I don't know what made you so mean to me and my twin brother. We were new and shy, we had a public education so we weren't as caught up as everyone else. You expected us to know everything from A to Z. You called us out constantly in front of the class to criticize and grill us with questions like "Why don't you know this?"
We already felt outcasted enough with being new and all, not knowing anyone, and having glasses and acne.
What I didn't understand is that you completely singled me out. Other students would answer questions incorrectly, but you never harassed them and asked them "why don't you know this?" while everyone stared at me in silence as I stutter and say, "I studied" because I really did.
Oh, and about stuttering, because I was new and self-conscious and nervous, I would stutter while going up in front of the class- the kids would laugh at me and you didn't stop it.
Why did you hammer with me questions so much? Why just me? When it got to the point where I started crying, why didn't you stop harassing me? I was audibly crying, my voice shaking, tears clearly running down my face and you kept going.

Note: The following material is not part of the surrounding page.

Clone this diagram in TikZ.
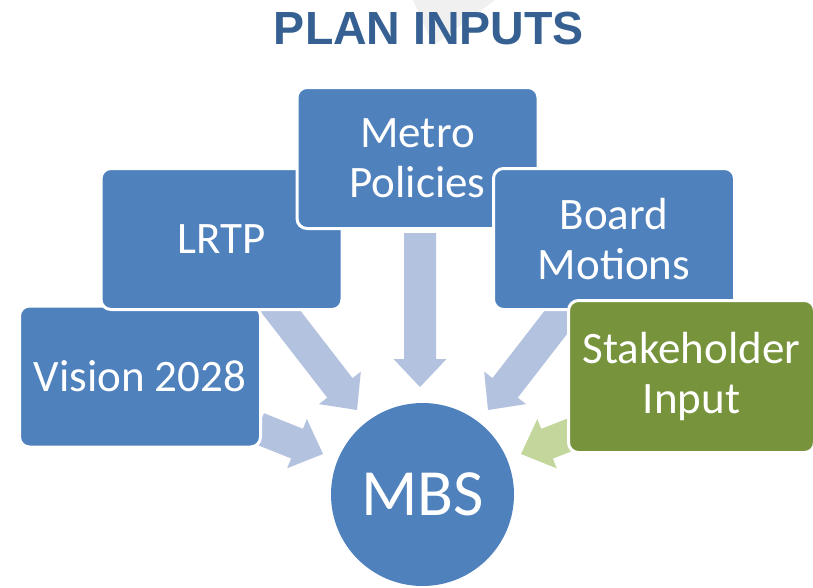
\documentclass[tikz,border=0pt]{standalone}
\usepackage{fontspec}
\setmainfont{Carlito}
\newfontfamily\titlefont{Liberation Sans}
\usetikzlibrary{calc}

\definecolor{boxblue}{HTML}{4F81BD}
\definecolor{flowblue}{HTML}{B3C2DE}
\definecolor{boxgreen}{HTML}{77933C}
\definecolor{flowgreen}{HTML}{C3D69B}
\definecolor{titleblue}{HTML}{366092}

% block arrow from #2 to #3 (tip), filled with #1
\newcommand{\blockarrow}[3]{%
  \fill[#1]
    ($(#2)!16pt!90:(#3)$) --
    ($($(#3)!28pt!(#2)$)!16pt!90:(#3)$) --
    ($($(#3)!28pt!(#2)$)!26.5pt!90:(#3)$) --
    (#3) --
    ($($(#3)!28pt!(#2)$)!26.5pt!-90:(#3)$) --
    ($($(#3)!28pt!(#2)$)!16pt!-90:(#3)$) --
    ($(#2)!16pt!-90:(#3)$) -- cycle;}

\begin{document}
\begin{tikzpicture}[x=1pt,y=-1pt,
  inputbox/.style={rectangle, rounded corners=10pt, draw=white, line width=3pt,
    fill=boxblue, text=white, align=center, inner sep=0pt,
    minimum width=241pt, minimum height=141pt,
    font=\fontsize{45}{50}\selectfont},
  hubcircle/.style={circle, fill=boxblue, text=white, inner sep=0pt,
    minimum size=183pt, font=\fontsize{66}{70}\selectfont}]

\useasboundingbox (0,0) rectangle (813,587);

% faint mark behind the heading
\fill[black!6] (413,0) -- (495,0) -- (433,46) -- cycle;

\node[anchor=base, text=titleblue, font=\titlefont\bfseries\fontsize{46.5}{50}\selectfont]
  (title) at (429,44) {PLAN INPUTS};

% arrow end points
\coordinate (vstart) at (258,428);
\coordinate (vtip)   at (323,454);
\coordinate (lstart) at (268,295);
\coordinate (ltip)   at (357,410);
\coordinate (mstart) at (420,233);
\coordinate (mtip)   at (420,387);
\coordinate (bstart) at (577,295);
\coordinate (btip)   at (488,410);
\coordinate (sstart) at (587,428);
\coordinate (stip)   at (521,454);

\blockarrow{flowblue}{vstart}{vtip}
\blockarrow{flowblue}{lstart}{ltip}
\blockarrow{flowblue}{mstart}{mtip}
\blockarrow{flowblue}{bstart}{btip}
\blockarrow{flowgreen}{sstart}{stip}

% input boxes, back to front
\node[inputbox] (vision) at (140,376.5) {Vision 2028};
\node[inputbox] (lrtp)   at (221.5,239) {LRTP};
\node[inputbox] (metro)  at (417.5,158) {Metro\\Policies};
\node[inputbox] (board)  at (614,239) {Board\\Motions};
\node[inputbox, fill=boxgreen, minimum width=246pt, minimum height=152pt]
  (stake) at (691.5,376.5) {Stakeholder\\Input};

\node[hubcircle] (mbs) at (422.5,494.5) {MBS};
\end{tikzpicture}
\end{document}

I NEVER, NOT ONCE had an attitude with you. I never "talked back to you" and I never was rude to you. if anything it was the opposite. I hardly spoke enough in general for you to say that I had an attitude with you. When I did talk to you, my voice shook because I was FRIGHTENED. If my scared voice came out as having an attitude with you, I don't know what to say.
But yet you went so far as to schedule a conversation with my mother to talk about "my attitude". When my mother came for this, I ran to her and cried and said "I SWEAR I don't have an attitude with her!" My mom just said, "it's okay hun, I believe you, let's just get this overwith."
Let's just say if my MOM believed me on that, I wasn't lying. My mom is the person I've always had the worst attitude with. LOL.
Seven years later, three years ago, in September 2015, I found out that you had passed away from suicide. This sort of shocked me, considering you always seemed like such a strong and intimidating person. But then, it actually made a lot of sense. You were such a cold, unhappy person. You took out your sadness on other people. You made up lies. You made your students write in pink ink and you flirted with 8th-grade boys. Something just wasn't right.
But I also remember the ladies who worked in the front office gossiping about you and your life. Talking about how you got pregnant by your ex-husband, and that you guys got divorced, many reasons- one being that he wouldn't let you have a dog. It must have been hard to go to work every day knowing that people know you are pregnant and not married.
I am not sure why you took your life away, and I am in no way judging you for it because I've had suicide attempts myself in the past. But it might've been because you felt so alone, being a single mother working at a Catholic school.
I'm so sorry that you were depressed. I'm so sorry that you were lost in complete darkness and couldn't find your way out. I am sorry that drugs took over your life. I'm sorry if you felt you weren't enough and that nobody loved you. I am sorry that you felt like you couldn't talk to anyone about these suicidal thoughts. I feel so sorry for you. For the past three years, I've known why you were mean to me even though having depression is no excuse for being mean to a student.
You'd be happy to know that after I moved on to 8th grade and on from your English class, English was always my favorite and best subject. A's and B's every year. It is my minor in college now and I work for three newspapers/magazines as a writer.
I hope you rest in peace and that you have gotten a doggie in heaven.